Clinton was booed at Thursday night’s debate when she said Sanders’ attack was an attack on Obama. She says people may not like the answer, but insists Sanders is mounting a “phony attack.”

Clinton says Obama had a super PAC when he ran for president, and took tens of millions of dollars from contributors. She says despite all that, Obama wasn’t influenced by those factors when he signed the Dodd-Frank financial reforms into law.

Clinton says Sanders’ attack is designed to raise questions despite there being no evidence to support his insinuations.


9:12 p.m.

Hillary Clinton is swinging hard at Bernie Sanders in the opening round of the latest Democratic debate.

Clinton is pointing to a recent interview Sanders did with the editorial board of the New York Daily News.

She is noting the “kind of problems” Sanders had answering questions about breaking up big banks and saying he could not answer a number of questions on foreign policy.

Clinton says, “I think you need the judgment on day one to be both president and commander in chief.”

Sanders is pushing back, questioning Clinton’s judgment in supporting the war in Iraq and accepting support from super PACs.

He asks, “Do we really feel confident about a candidate saying she is going to bring change in America when she is so dependent on big money interests?”


9:10 p.m.

Donald Trump is telling attendees at the New York State Republican Party’s annual gala how he helped save the hotel where the gala is being held.

All three Republican presidential candidates are expected to speak at the black-tie gala at a Midtown Manhattan hotel on Thursday night, as the Democratic candidates hold a debate across the East River in Brooklyn.

For the first time in a generation, the New York primary is playing a key role in deciding the nominees of both political parties.

Trump has a decisive lead in the polls ahead of the state’s April 19 primary. He explained how he expanded his father’s business from the outer boroughs into the heart of Manhattan.

He barely mentioned his campaign or political platform at the start of his speech, joking that it’s boring to discuss politics all the time.


9:08 p.m.

Hillary Clinton is pulling out her New York credentials fast.

In her opening statement at Thursday night’s Democratic debate in her home state, Clinton beamed as she noted how happy she was to be in New York. She quickly noted her years as senator representing the state, saying “we faced difficult challenges together.”
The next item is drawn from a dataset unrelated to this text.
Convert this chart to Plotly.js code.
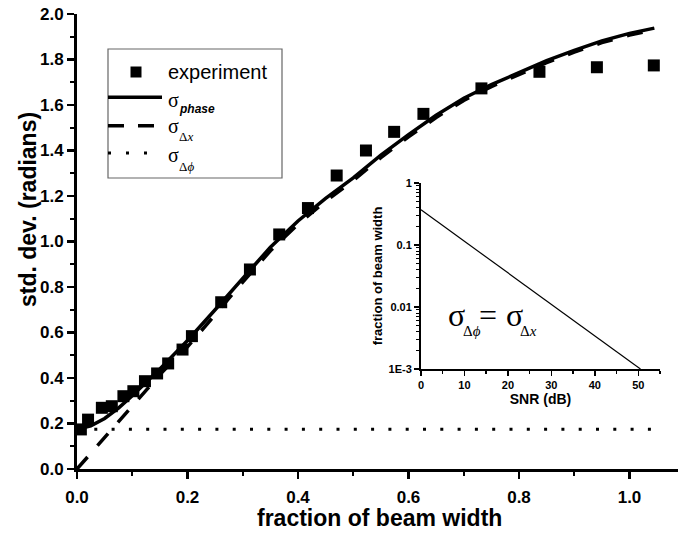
<!DOCTYPE html>
<html>
<head>
<meta charset="utf-8">
<script src="https://cdn.plot.ly/plotly-3.0.1.min.js"></script>
<style>html,body{margin:0;padding:0;background:#fff;}#chart{width:678px;height:533px;}</style>
</head>
<body>
<div id="chart"></div>
<script>
// ---- data ----
const expX = [0.007, 0.02, 0.045, 0.063, 0.084, 0.102, 0.123, 0.145, 0.165, 0.191, 0.208, 0.261, 0.313, 0.366, 0.418, 0.470, 0.523, 0.574, 0.627, 0.732, 0.837, 0.941, 1.044];
const expY = [0.174, 0.217, 0.269, 0.276, 0.320, 0.342, 0.386, 0.420, 0.464, 0.525, 0.584, 0.733, 0.877, 1.031, 1.147, 1.290, 1.400, 1.482, 1.561, 1.673, 1.746, 1.766, 1.774];

const curveX = [0, 0.025, 0.05, 0.075, 0.1, 0.125, 0.15, 0.175, 0.2, 0.25, 0.3, 0.35, 0.4, 0.45, 0.5, 0.55, 0.6, 0.65, 0.7, 0.75, 0.8, 0.85, 0.9, 0.95, 1.0, 1.045];
const phaseY = [0.175, 0.190, 0.222, 0.268, 0.322, 0.380, 0.440, 0.502, 0.565, 0.700, 0.840, 0.975, 1.090, 1.190, 1.280, 1.380, 1.470, 1.555, 1.630, 1.690, 1.742, 1.795, 1.840, 1.882, 1.915, 1.938];
const dxY    = [0.000, 0.070, 0.140, 0.210, 0.280, 0.350, 0.415, 0.478, 0.537, 0.678, 0.822, 0.959, 1.076, 1.177, 1.268, 1.369, 1.460, 1.545, 1.620, 1.681, 1.734, 1.786, 1.832, 1.874, 1.907, 1.930];

const dphiX = [0, 1.04];
const dphiY = [0.175, 0.175];

const snrX  = [0, 50.5];
const fracY = [0.37, 0.001];

const xTickVals = [0, 0.2, 0.4, 0.6, 0.8, 1.0];
const yTickVals = [0, 0.2, 0.4, 0.6, 0.8, 1.0, 1.2, 1.4, 1.6, 1.8, 2.0];
const insetXTicks = [0, 10, 20, 30, 40, 50];
const insetYTicks = [0.001, 0.01, 0.1, 1];
const insetYLabels = ['1E-3', '0.01', '0.1', '1'];

const legendLabels = ['experiment', 'phase', 'Δ<i>x</i>', 'Δ<i>ϕ</i>'];

// ---- layout helpers (pixel -> paper) ----
const L = 77, R = 678, T = 14, B = 469;
const PW = R - L, PH = B - T;
const px = v => (v - L) / PW;
const py = v => (B - v) / PH;

const SANS = 'Liberation Sans, Arial, sans-serif';
const SERIF = 'Liberation Serif, Times New Roman, serif';

const traces = [
  {x: dphiX, y: dphiY, mode: 'lines', line: {color: '#000', width: 3, dash: '3px,14.3px'}, hoverinfo: 'skip'},
  {x: curveX, y: dxY, mode: 'lines', line: {color: '#000', width: 3.5, dash: '16px,15px'}, hoverinfo: 'skip'},
  {x: curveX, y: phaseY, mode: 'lines', line: {color: '#000', width: 3.5}, hoverinfo: 'skip'},
  {x: expX, y: expY, mode: 'markers', marker: {symbol: 'square', size: 12, color: '#000'}, hoverinfo: 'skip'},
  {x: snrX, y: fracY, xaxis: 'x2', yaxis: 'y2', mode: 'lines', line: {color: '#000', width: 1.2}, hoverinfo: 'skip'}
];

// minor tick positions for the log inset axis
const logMinor = [];
for (let d = -3; d < 0; d++) for (let k = 2; k <= 9; k++) logMinor.push(k * Math.pow(10, d));

const tickFont = {family: SANS, size: 17, color: '#000', weight: 'bold'};
const insetTickFont = {family: SANS, size: 11, color: '#000', weight: 'bold'};

const shapes = [
  // legend box
  {type: 'rect', xref: 'paper', yref: 'paper', x0: px(108), x1: px(282), y0: py(49), y1: py(178), line: {color: '#666', width: 1.2}, fillcolor: 'rgba(0,0,0,0)', layer: 'above'},
  // legend symbols
  {type: 'rect', xref: 'paper', yref: 'paper', x0: px(130.5), x1: px(141.5), y0: py(66.5), y1: py(77.5), line: {width: 0}, fillcolor: '#000', layer: 'above'},
  {type: 'line', xref: 'paper', yref: 'paper', x0: px(108), x1: px(162), y0: py(97.3), y1: py(97.3), line: {color: '#000', width: 3.5}, layer: 'above'},
  {type: 'line', xref: 'paper', yref: 'paper', x0: px(108), x1: px(162), y0: py(125.7), y1: py(125.7), line: {color: '#000', width: 3.5, dash: '16px,14px'}, layer: 'above'},
  {type: 'line', xref: 'paper', yref: 'paper', x0: px(108), x1: px(162), y0: py(153), y1: py(153), line: {color: '#000', width: 3, dash: '3px,15px'}, layer: 'above'}
];

function ann(x, y, text, size, family, extra) {
  return Object.assign({xref: 'paper', yref: 'paper', x: px(x), y: py(y), text: text, showarrow: false,
    xanchor: 'left', yanchor: 'middle', font: {family: family, size: size, color: '#000'}}, extra || {});
}

const annotations = [
  // axis titles
  ann(379, 518, 'fraction of beam width', 23, SANS, {xanchor: 'center', font: {family: SANS, size: 23, color: '#000', weight: 'bold'}}),
  ann(28, 210, 'std. dev. (radians)', 23, SANS, {xanchor: 'center', textangle: -90, font: {family: SANS, size: 23, color: '#000', weight: 'bold'}}),
  // legend texts
  ann(166, 72, legendLabels[0], 20, SANS),
  ann(166, 99.5, 'σ', 20, SERIF),
  ann(177, 109, legendLabels[1], 12, SANS, {font: {family: SANS, size: 12, color: '#000', weight: 'bold', style: 'italic'}}),
  ann(166, 126, 'σ', 20, SERIF),
  ann(177, 136.5, legendLabels[2], 13, SERIF),
  ann(166, 154.5, 'σ', 20, SERIF),
  ann(177, 166, legendLabels[3], 13, SERIF),
  // inset equation
  ann(456, 315, 'σ', 32, SERIF, {xanchor: 'center'}),
  ann(461, 331, 'Δ<i>ϕ</i>', 15, SERIF),
  ann(488, 315, '=', 32, SERIF, {xanchor: 'center'}),
  ann(514, 315, 'σ', 32, SERIF, {xanchor: 'center'}),
  ann(518, 331, 'Δ<i>x</i>', 15, SERIF)
];

const layout = {
  width: 678, height: 533,
  margin: {l: L, r: 678 - R, t: T, b: 533 - B},
  paper_bgcolor: '#fff', plot_bgcolor: 'rgba(0,0,0,0)',
  showlegend: false,
  font: {family: SANS, color: '#000'},
  xaxis: {
    range: [0, PW / 552.5], tickvals: xTickVals, tickformat: '.1f',
    showline: true, linecolor: '#000', linewidth: 3, showgrid: false, zeroline: false,
    ticks: 'outside', ticklen: 7, tickwidth: 2.5, tickcolor: '#000', tickfont: tickFont, ticklabelstandoff: 4,
    minor: {dtick: 0.1, tick0: 0, ticks: 'outside', ticklen: 4, tickwidth: 2, tickcolor: '#000', showgrid: false}
  },
  yaxis: {
    range: [0, 2], tickvals: yTickVals, tickformat: '.1f',
    showline: true, linecolor: '#000', linewidth: 3, showgrid: false, zeroline: false,
    ticks: 'outside', ticklen: 7, tickwidth: 2.5, tickcolor: '#000', tickfont: tickFont,
    minor: {dtick: 0.1, tick0: 0, ticks: 'outside', ticklen: 4, tickwidth: 2, tickcolor: '#000', showgrid: false}
  },
  xaxis2: {
    domain: [px(421), px(660)], anchor: 'y2', range: [0, 55], tickvals: insetXTicks,
    showline: true, linecolor: '#000', linewidth: 2, showgrid: false, zeroline: false,
    ticks: 'outside', ticklen: 5, tickwidth: 1.5, tickcolor: '#000', tickfont: insetTickFont,
    minor: {dtick: 5, tick0: 0, ticks: 'outside', ticklen: 3, tickwidth: 1.5, tickcolor: '#000', showgrid: false},
    title: {text: 'SNR (dB)', font: {family: SANS, size: 14, color: '#000', weight: 'bold'}, standoff: 4}
  },
  yaxis2: {
    domain: [py(369), py(183)], anchor: 'x2', type: 'log', range: [-3, 0],
    tickvals: insetYTicks, ticktext: insetYLabels,
    showline: true, linecolor: '#000', linewidth: 2, showgrid: false, zeroline: false,
    ticks: 'outside', ticklen: 5, tickwidth: 1.5, tickcolor: '#000', tickfont: insetTickFont,
    minor: {tickvals: logMinor, ticks: 'outside', ticklen: 3, tickwidth: 1, tickcolor: '#000', showgrid: false},
    title: {text: 'fraction of beam width', font: {family: SANS, size: 13, color: '#000', weight: 'bold'}, standoff: 3}
  },
  shapes: shapes,
  annotations: annotations
};

Plotly.newPlot('chart', traces, layout, {staticPlot: true, displayModeBar: false});
</script>
</body>
</html>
Clinton noted the Sept. 11 attacks, her support for first responders and her work trying to bring in jobs from “Buffalo to Albany.”

She says “we worked hard to keep New York values at the center of who we are and what we do together.”


9:05 p.m.

Bernie Sanders says his campaign is doing as well at it is because he’s doing something radical: telling Americans the truth.

Sanders is touting his recent wins in caucuses and primaries in his opening statement of Thursday night’s Democratic debate. He’s pointing out the progress he’s made in preference polls since his campaign started.

Sanders says the U.S. can’t move forward until the Supreme Court decision in the Citizens United campaign finance case is overturned. He says the U.S. needs “real campaign reform” to prevent super PACs from buying elections.

Sanders says he’s determined to end a “rigged economy” where the rich get richer and everyone else gets poorer. He says he wants to create an economy that works for everyone and not just the top 1 percent of Americans.


9 p.m.

The final Democratic debate before next week’s New York presidential primary is under way in Brooklyn, with Vermont Sen. Bernie Sanders getting the first opening statement.


8:00 p.m.

Former New York Gov. George Pataki is endorsing John Kasich.

Pataki ended his own brief Republican presidential campaign late last year. He announced his support for the Ohio governor on Thursday night. That’s just five days before New York’s high-stakes presidential primary.

Pataki says Kasich “has a track record of bringing people together.” He warns that Republican front-runner Donald Trump would “drive the Republican Party off the cliff.”